Note that this is basically the same parametrization as RotationMatrix gives. Compare with the output from

RotationMatrix[s, {b, c, a}] // ComplexExpand // Simplify[#, Trig -> False] &;
% /. a^2 + b^2 + c^2 -> 1

Answer 4

I have found a "direct" way to impose special orthogonality. See below.

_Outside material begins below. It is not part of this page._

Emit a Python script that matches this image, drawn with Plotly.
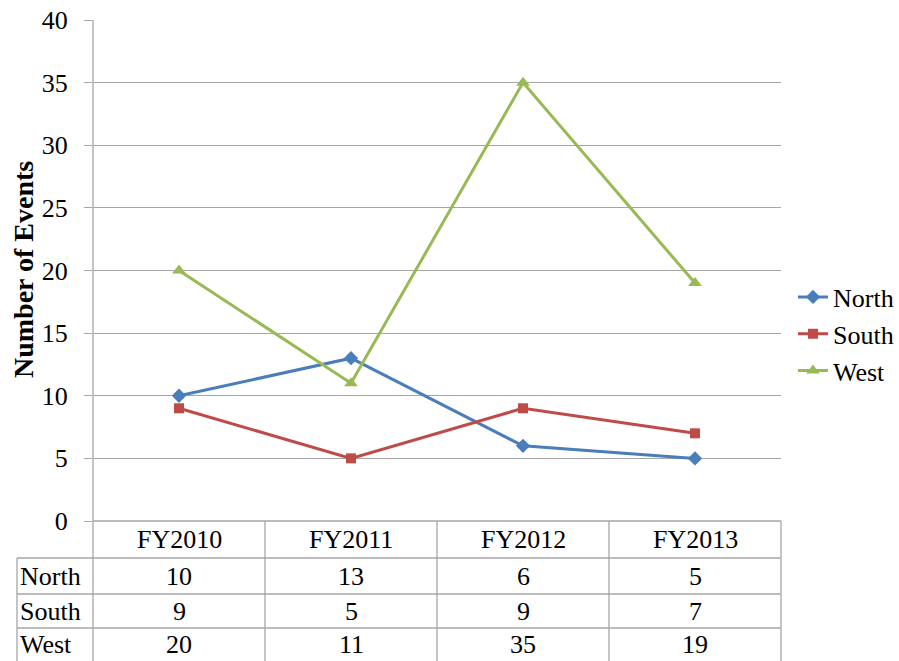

(*DEFINITION OF ORTHOGONALITY AND SELF ADJUNCTNESS CONDITIONS:*) 
MinorMatrix[m_List?MatrixQ] := Map[Reverse, Minors[m], {0, 1}] 
CofactorMatrix[m_List?MatrixQ] := MapIndexed[#1 (-1)^(Plus @@ #2) &, MinorMatrix[m], {2}] 
UpperTriangle[ m_List?MatrixQ] := {m[[1, 1 ;; 3]], {0, m[[2,   2]], m[[2, 3]]}, {0, 0, m[[3, 3]]}}; 
FlatUpperTriangle[m_List?MatrixQ] := Flatten[{m[[1, 1 ;; 3]], m[[2, 2 ;; 3]], m[[3, 3]]}];
Orthogonalityconditions[m_List?MatrixQ] := Thread[FlatUpperTriangle[m.Transpose[m]] == FlatUpperTriangle[IdentityMatrix[3]]]; 
Selfadjunctconditions[m_List?MatrixQ] := Thread[FlatUpperTriangle[CofactorMatrix[m]] == FlatUpperTriangle[Transpose[m]]]; 
SO3conditions[m_List?MatrixQ] := Flatten[{Selfadjunctconditions[m], Orthogonalityconditions[m]}]; 

(*Building of an SO(3) matrix*) 
mat = Table[Subscript[m, i, j], {i, 3}, {j, 3}]; 
$Assumptions = SO3conditions[mat]

Then

Simplify[Det[mat]] 

gives 1;...and

MatrixForm[Simplify[mat.Transpose[mat]]

gives the identity matrix; ...finally

MatrixForm[Simplify[CofactorMatrix[mat] - Transpose[mat]]]

gives a Zero matrix.

========================================================================

This is what I was looking for when I asked my question! However, let me know your thought on this method.

Marcellus

Answer 5

Although I really like the idea of Marcellus' answer to his own question, it's not completely correct. Unfortunately, the conditions he arrives at also result in

Simplify[Transpose[mat] - mat]

evaluating to a zero matrix! This is clearly not right. Here's an approach that's both correct and more direct:

OrthogonalityConditions[m_List?MatrixQ] := Thread[Flatten[m.Transpose[m]] == Flatten[IdentityMatrix[3]]];
SO3Conditions[m_List?MatrixQ] := Flatten[{OrthogonalityConditions[m], Det[m] == 1}];

i.e. multiplying a rotation matrix by its transpose results in the identity matrix, and the determinant of a rotation matrix is 1.